A military court in Egypt sentenced 418 opponents to prison terms ranging from two years to life in prison for their alleged involvement in violence at a police station in August 2013, according to a legal source, reported Middle East Monitor.
“The military court in Assiut sentenced 249 defendants in absentia to life in prison and three defendants to three years in prison and 47 others to 10 years in prison for storming a police station in Minya in 2013,” said Khaled Al-Komi, a member of the defense team.
He added, “The same court also sentenced 101 defendants in absentia to life in prison and sentenced 18 others to 10 years in prison for storming and burning a governmental communication center in Dermowas station.”
The verdict can be appealed.
All the defendants were also accused of “belonging to a banned group”, in reference to the Muslim Brotherhood, Al-Komi explained.
Hundreds of civilians were referred to military courts by the Egyptian authorities based on an October 2014 decree by Abdel Fattah al-Sisi. Human Rights organization reported unprecedented extension of military court authority in Egypt since 2013 military coup against Egypt’s first democratically elected President Mohamed Morsi.

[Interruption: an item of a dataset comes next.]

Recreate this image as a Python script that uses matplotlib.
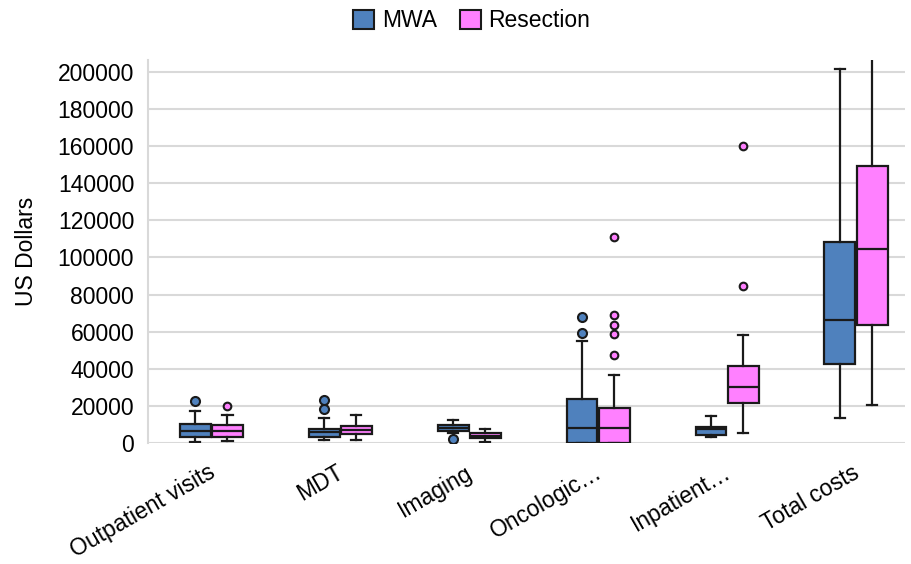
import matplotlib
matplotlib.use("Agg")
import matplotlib.pyplot as plt
import matplotlib.transforms as mtransforms
from matplotlib.patches import Patch
import numpy as np

plt.rcParams['font.family'] = ['Liberation Sans', 'DejaVu Sans']

categories = ['Outpatient visits', 'MDT', 'Imaging', 'Oncologic…', 'Inpatient…', 'Total costs']

# MWA summary stats
mwa_whislo = [500, 1600, 5500, 0, 3100, 13700]
mwa_q1 = [3200, 3100, 6600, 0, 4300, 42700]
mwa_med = [6500, 5800, 8300, 8100, 7700, 66500]
mwa_q3 = [10300, 7600, 9700, 23600, 8800, 108100]
mwa_whishi = [17300, 13700, 12300, 55100, 14800, 201600]
mwa_fliers = [[22700], [18200, 23200], [2000], [59300, 67700], [], []]

# Resection summary stats
res_whislo = [1200, 1600, 500, 0, 5600, 20400]
res_q1 = [3400, 4700, 2500, 0, 21400, 63600]
res_med = [6600, 7000, 4000, 8100, 30100, 104700]
res_q3 = [9900, 9200, 5600, 18900, 41300, 149000]
res_whishi = [15300, 15300, 7800, 36400, 58000, 230000]
res_fliers = [[20000], [], [], [47600, 58800, 63600, 68800, 111000], [84700, 160000], []]

mwa_color = '#4f81bd'
res_color = '#ff80ff'
edge = '#1a1a1a'
FS = 16.5


def make_stats(lo, q1, med, q3, hi, fl):
    return [dict(whislo=lo[i], q1=q1[i], med=med[i], q3=q3[i], whishi=hi[i],
                 fliers=fl[i]) for i in range(len(lo))]


fig = plt.figure(figsize=(9.11, 5.64), dpi=100)
ax = fig.add_axes([0.1625, 0.2145, 0.831, 0.6795])

x = np.arange(len(categories))
off = 0.125
w = 0.24

for stats, pos, color, ms in [
        (make_stats(mwa_whislo, mwa_q1, mwa_med, mwa_q3, mwa_whishi, mwa_fliers), x - off, mwa_color, 6.5),
        (make_stats(res_whislo, res_q1, res_med, res_q3, res_whishi, res_fliers), x + off, res_color, 5.5)]:
    ax.bxp(stats, positions=pos, widths=w, patch_artist=True,
           boxprops=dict(facecolor=color, edgecolor=edge, linewidth=1.6),
           medianprops=dict(color=edge, linewidth=1.6),
           whiskerprops=dict(color=edge, linewidth=1.6),
           capprops=dict(color=edge, linewidth=1.6),
           capwidths=0.08,
           flierprops=dict(marker='o', markerfacecolor=color, markeredgecolor=edge,
                           markersize=ms, markeredgewidth=1.5),
           manage_ticks=False, zorder=3)

ax.set_xlim(-0.49, 5.38)
ax.set_ylim(0, 206500)
ax.set_yticks(np.arange(0, 200001, 20000))
ax.set_yticklabels([str(v) for v in range(0, 200001, 20000)], fontsize=FS)
ax.set_xticks(x)
ax.set_xticklabels(categories, fontsize=FS, rotation=30, ha='right',
                   rotation_mode='anchor')
ax.tick_params(axis='y', length=0, pad=10)
ax.tick_params(axis='x', length=0, pad=13)
# nudge the rotated labels a little to the left
shift = mtransforms.ScaledTranslation(-4 / 100, 0, fig.dpi_scale_trans)
for lab in ax.get_xticklabels():
    lab.set_transform(lab.get_transform() + shift)
ax.yaxis.grid(True, color='#d9d9d9', linewidth=1.5, zorder=0)
ax.set_axisbelow(True)
for s in ['top', 'right', 'bottom']:
    ax.spines[s].set_visible(False)
ax.spines['left'].set_color('#d9d9d9')
ax.spines['left'].set_linewidth(1.5)
ax.set_ylabel('US Dollars', fontsize=FS, labelpad=14)

handles = [Patch(facecolor=mwa_color, edgecolor=edge, linewidth=1.5, label='MWA'),
           Patch(facecolor=res_color, edgecolor=edge, linewidth=1.5, label='Resection')]
fig.legend(handles=handles, loc='center', bbox_to_anchor=(0.518, 0.963), ncol=2,
           frameon=False, fontsize=FS, handlelength=0.9, handleheight=0.9,
           handletextpad=0.35, columnspacing=1.0)

fig.savefig('out.png', dpi=100)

Military courts have tried at least 7,420 civilians who most of them were sentenced after mass trials that violate fundamental due process rights, and some courts relied on confessions extracted under torture, according to Human Rights Watch.
Nadim Houry ,the HRW deputy Middle East and North Africa director, said “Apparently unsatisfied with tens of thousands already detained and speedy mass trials that discarded due process in the name of national security, al-Sisi essentially gave free rein to military prosecutors.” He added, “He has handed back to the military judiciary the powerful role it enjoyed in the months after Egypt’s uprising, when the nation was governed by a council of generals.”
According to the HRW report,”These military trials have swept up at least 86 children, as well as students, professors, and activists, including individuals who were forcibly disappeared and allegedly tortured. Military courts have handed down 21 death sentences since October 2014, though a lawyer with the Egyptian Coordination for Rights and Freedoms said that none have yet been approved by the Supreme Military Court of Appeals.”